En 2021, The French Dispatch avait ravi la majorité des critiques et les quelques téméraires qui osaient affirmer le contraire passaient pour des goujats. Il y a toujours eu une méthode, empreinte de douce folie, de Wes Anderson, qui plaît ou déplaît, sans juste milieu. Mais il est certain que le cinéaste s’est déjà taillé une place toute particulière dans l’histoire du septième art. Pour Asteroid City, en lice pour la Palme, Wes Anderson réunit une distribution exceptionnelle dans un film à l’histoire insolite placée dans un décor coloré comme des pop-up colorés des années cinquante et soixante.

— Jake Ryan et Tom Hanks – Asteroid City
Image courtoisie Pop. 87 Productions/Focus Features

Wes Anderson a habitué le public aux scénarios décousus dans des mises en scène tirées à quatre épingles et stylisées. Ici, les fenêtres qui s’ouvrent – en référence aux pop-up – sont les divers actes d’un récit qui entraîne les sectateurs en 1955, à Asteroid City, une ville minuscule en plein désert dont les maisons et les bâtisses semblent être faites en carton. Asteroid City se trouve dans le sud-ouest des États-Unis et est surtout célèbre pour son gigantesque cratère de météorite et son observatoire astronomique à proximité de la ville. Cette fin de semaine, les militaires et les astronomes accueillent cinq enfants surdoués, distingués pour leurs créations scientifiques, afin qu’ils présentent leurs inventions. À quelques kilomètres de là, au-delà les collines rocailleuses, on aperçoit des champignons atomiques provoqués par des essais nucléaires, des champignons qui ont l’air à la fois si éloignés et si proches des habitants.
Quand arrive un vaisseau spatial avec un extraterrestre qui subtilise les restes du météore antédiluvien, tous les habitants, qui se préparaient à cette rencontre de manière pacifique, sont mis en quarantaine. Quand l’extra-terrestre filiforme descend de sa soucoupe, les images en noir et blanc sont réalisées dans un magnifique film Kodak grand écran carré par le directeur de la photographie, Robert Yeoman.

Asteroid City constitue un joyeux patchwork dans lequel Wes Anderson mêle avec brio la paranoïa de la guerre froide et les valeurs familiales américaines dans toute leur splendeur, souvent de façade.
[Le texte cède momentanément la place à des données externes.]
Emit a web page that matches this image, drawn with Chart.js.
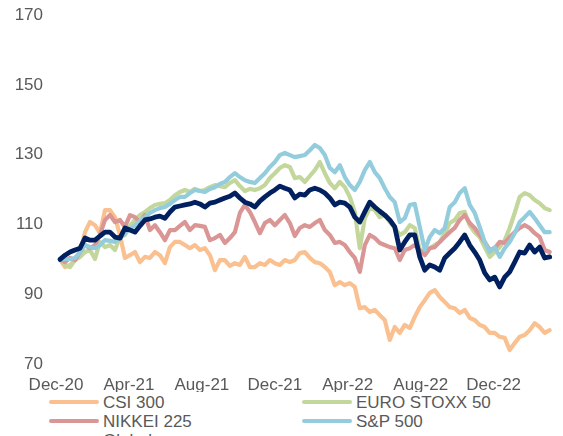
<!DOCTYPE html>
<html><head><meta charset="utf-8">
<script src="https://cdn.jsdelivr.net/npm/chart.js@4/dist/chart.umd.min.js"></script>
<style>
html,body{margin:0;padding:0;background:#fff;overflow:hidden;width:563px;height:436px}
#wrap{position:absolute;left:0;top:0;width:563px;height:392px}
#legend{position:absolute;left:0;top:392px;width:563px;height:44px;overflow:hidden;font:17px "Liberation Sans",Arial,sans-serif;color:#595959}
.item{position:absolute;height:19px;line-height:19px;white-space:nowrap}
.swatch{position:absolute;left:0;top:7.5px;width:50px;height:4px;border-radius:2px}
.label{position:absolute;left:54px;top:0}
</style></head>
<body>
<div id="wrap"><canvas id="c"></canvas></div>
<div id="legend"></div>
<script>
const seriesNames = ['CSI 300','EURO STOXX 50','NIKKEI 225','S&P 500','Global'];
const seriesColors = ['#FAC090','#C3D69B','#D99694','#93CDDD','#002060'];
const tickLabels = ['Dec-20','Apr-21','Aug-21','Dec-21','Apr-22','Aug-22','Dec-22'];
const tickMonths = [0,4,8,12,16,20,24];
// sampling dates, in months since end of Dec-2020
const sampleStartMonth = 0.22;
const sampleStepMonths = 0.274;

const csi300 = [100.0,97.8,98.4,99.8,101.8,107.8,110.7,109.8,107.5,114.1,
114.1,112.1,107.0,100.4,101.2,102.1,99.2,100.7,100.4,102.1,
101.2,98.9,103.5,105.0,105.0,104.1,103.2,104.1,102.7,103.2,
101.2,96.9,99.8,99.8,98.1,98.9,98.4,100.7,97.8,97.8,
98.9,98.4,99.8,98.9,98.4,99.8,99.2,99.8,101.8,102.1,
100.4,99.2,98.9,97.8,96.4,92.6,93.5,92.6,93.2,92.1,
86.0,86.3,84.9,85.5,84.0,82.6,76.9,80.6,78.9,81.2,
80.3,83.5,86.3,88.3,90.4,91.2,89.2,87.8,86.3,86.0,
84.6,85.5,83.2,82.6,81.2,80.6,78.9,78.9,77.8,77.5,
74.0,76.0,77.8,78.3,79.7,81.7,80.6,78.9,79.7];

const euroStoxx50 = [100.0,98.4,97.8,99.8,100.7,102.1,102.7,100.1,105.0,103.5,
104.1,102.7,106.4,107.0,109.6,111.3,112.7,113.6,114.7,115.6,
115.9,116.1,117.0,118.4,119.3,119.9,119.3,120.2,119.6,119.9,
120.7,121.3,121.0,120.7,121.9,122.7,121.0,119.6,120.2,119.9,
120.4,121.3,123.3,124.7,126.2,127.0,126.5,123.3,123.6,122.2,
123.9,125.6,127.9,124.7,121.9,120.4,122.2,120.7,117.9,113.6,
103.2,111.8,114.7,114.1,112.1,112.7,110.7,109.0,107.0,107.8,
109.8,109.0,102.7,101.8,103.2,104.1,105.0,107.5,110.4,111.3,
113.3,113.6,109.8,107.8,106.4,103.5,100.7,102.1,103.5,105.5,
109.0,113.3,117.9,119.0,118.4,117.0,116.1,114.7,114.1];

const nikkei225 = [100.0,99.2,100.4,99.8,102.1,104.1,103.2,104.1,107.0,111.3,
112.7,110.7,111.3,109.3,112.7,112.1,110.7,112.7,108.4,109.8,
107.8,105.5,108.4,108.4,109.6,110.7,108.4,109.8,109.6,109.3,
105.5,106.1,107.0,104.7,106.1,107.8,113.3,115.6,113.6,110.7,
107.5,110.4,111.3,109.8,111.3,112.7,110.4,106.7,109.0,109.8,
109.3,110.4,111.3,108.4,107.0,104.7,105.0,104.1,102.1,100.4,
96.4,104.1,107.0,106.1,104.7,104.1,103.5,103.2,99.8,102.7,
103.2,104.1,102.7,101.2,103.2,103.5,105.0,106.4,107.8,109.0,
111.3,112.7,110.4,109.0,107.0,105.0,102.7,103.2,105.0,104.7,
106.4,107.8,109.0,109.8,109.0,107.5,106.4,102.7,102.1];

const sp500 = [100.0,100.1,100.1,100.4,102.1,104.1,103.5,103.2,104.1,105.5,
105.3,105.0,106.1,107.5,108.7,109.8,111.0,112.1,113.3,114.1,
114.7,115.0,115.9,117.0,117.9,117.9,119.0,119.9,119.6,119.3,
120.2,120.7,121.6,122.2,123.6,124.7,123.6,122.7,122.2,121.9,
123.3,124.7,126.5,127.9,129.9,130.5,129.9,129.3,129.6,129.9,
131.3,132.8,131.9,129.9,126.2,125.0,127.0,123.6,121.3,119.9,
122.2,125.6,127.9,125.0,123.3,120.4,117.9,116.4,110.7,111.8,
115.6,115.9,109.3,102.7,106.4,108.4,107.5,109.0,115.0,116.4,
119.0,120.4,115.6,113.3,109.3,105.0,102.1,103.5,100.7,103.2,
105.0,107.5,110.7,112.1,113.6,111.8,109.8,107.8,107.8];

const globalEq = [100.0,101.2,102.1,102.7,103.2,106.1,105.5,105.5,106.7,107.8,
107.8,106.4,106.1,109.0,108.4,107.8,109.6,111.3,111.6,112.1,
112.4,111.8,113.6,115.0,115.3,115.6,115.9,116.4,115.9,115.0,
116.1,116.4,117.0,117.6,118.1,119.0,117.6,116.4,115.9,115.0,
116.7,117.9,119.0,119.9,121.0,120.4,119.9,117.6,118.7,118.4,
119.9,120.4,119.9,119.0,117.6,115.6,116.4,116.1,115.0,112.1,
110.7,113.6,116.4,115.0,113.8,112.7,111.3,109.3,102.7,105.0,
107.0,107.0,100.7,96.9,98.4,97.8,96.9,100.4,101.8,103.2,
105.0,107.0,104.1,102.1,99.8,96.1,94.1,94.9,92.1,94.9,
96.4,99.2,102.1,101.8,104.1,102.1,103.5,100.4,100.7];

const seriesValues = [csi300, euroStoxx50, nikkei225, sp500, globalEq];
const seriesWidths = [4.2,4.2,4.2,4.2,4.8];

const FONT = '"Liberation Sans", Arial, sans-serif';
const TXT = '#595959';

const datasets = seriesValues.map((vals, k) => ({
  label: seriesNames[k],
  data: vals.map((v, i) => ({x: sampleStartMonth + i * sampleStepMonths, y: v})),
  borderColor: seriesColors[k],
  backgroundColor: seriesColors[k],
  borderWidth: seriesWidths[k],
  pointRadius: 0,
  tension: 0,
  fill: false,
  clip: false,
  borderJoinStyle: 'round',
  borderCapStyle: 'round',
  order: seriesValues.length - k
}));

new Chart(document.getElementById('c'), {
  type: 'line',
  data: { datasets },
  options: {
    responsive: true,
    maintainAspectRatio: false,
    animation: false,
    devicePixelRatio: 1,
    layout: { padding: { top: 7, right: 11, left: 0, bottom: 0 } },
    plugins: { legend: { display: false }, tooltip: { enabled: false } },
    scales: {
      x: {
        type: 'linear', min: 0, max: 27.2,
        grid: { display: false }, border: { display: false },
        afterBuildTicks: s => { s.ticks = tickMonths.map(v => ({ value: v })); },
        afterFit: s => { s.height = 28; },
        ticks: {
          autoSkip: false, maxRotation: 0, padding: 3, color: TXT,
          font: { family: FONT, size: 17 },
          callback: v => tickLabels[tickMonths.indexOf(v)]
        }
      },
      y: {
        min: 70, max: 170,
        grid: { display: false }, border: { display: false },
        afterFit: s => { s.width = 56; },
        ticks: { stepSize: 20, padding: 5, color: TXT, font: { family: FONT, size: 17 } }
      }
    }
  }
});

// legend (two columns, rows of 19px)
const legend = document.getElementById('legend');
const colX = [49, 302];
seriesNames.forEach((name, k) => {
  const it = document.createElement('div');
  it.className = 'item';
  it.style.left = colX[k % 2] + 'px';
  it.style.top = (0.5 + Math.floor(k / 2) * 19) + 'px';
  const sw = document.createElement('div');
  sw.className = 'swatch';
  sw.style.background = seriesColors[k];
  const lb = document.createElement('div');
  lb.className = 'label';
  lb.textContent = name;
  it.appendChild(sw); it.appendChild(lb);
  legend.appendChild(it);
});
</script>
</body></html>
Sous couvert d’une fantaisie, Wes Anderson ose pointer les travers de la société nord-américaine. Il recourt à une mise en images sophistiquée, chatoyante et aux couleurs bigarrées, répandant une agréable nostalgie, l’Amérique des années cinquante. Délicieusement décalé, ce film entraîne le public dans cet univers qui s’apparente à un club de vacances et qui se savoure tel un délicieux cornet de glace crémeuse. D’ailleurs, certains éléments des décors rappellent les tableaux de Wayne Thiebaud !

N’en déplaise à certains critiques, Asteroid City est sans aucun doute le meilleur d’Anderson depuis le Grand Budapest Hotel (2014). Servi par une exceptionnelle distribution – qui serait trop longue à vous énumérer mais que vous aurait la joie de reconnaître à chaque apparition des actrices et des acteurs à l’écran – Asteroid City offre une agréable moment d’évasion et de distraction.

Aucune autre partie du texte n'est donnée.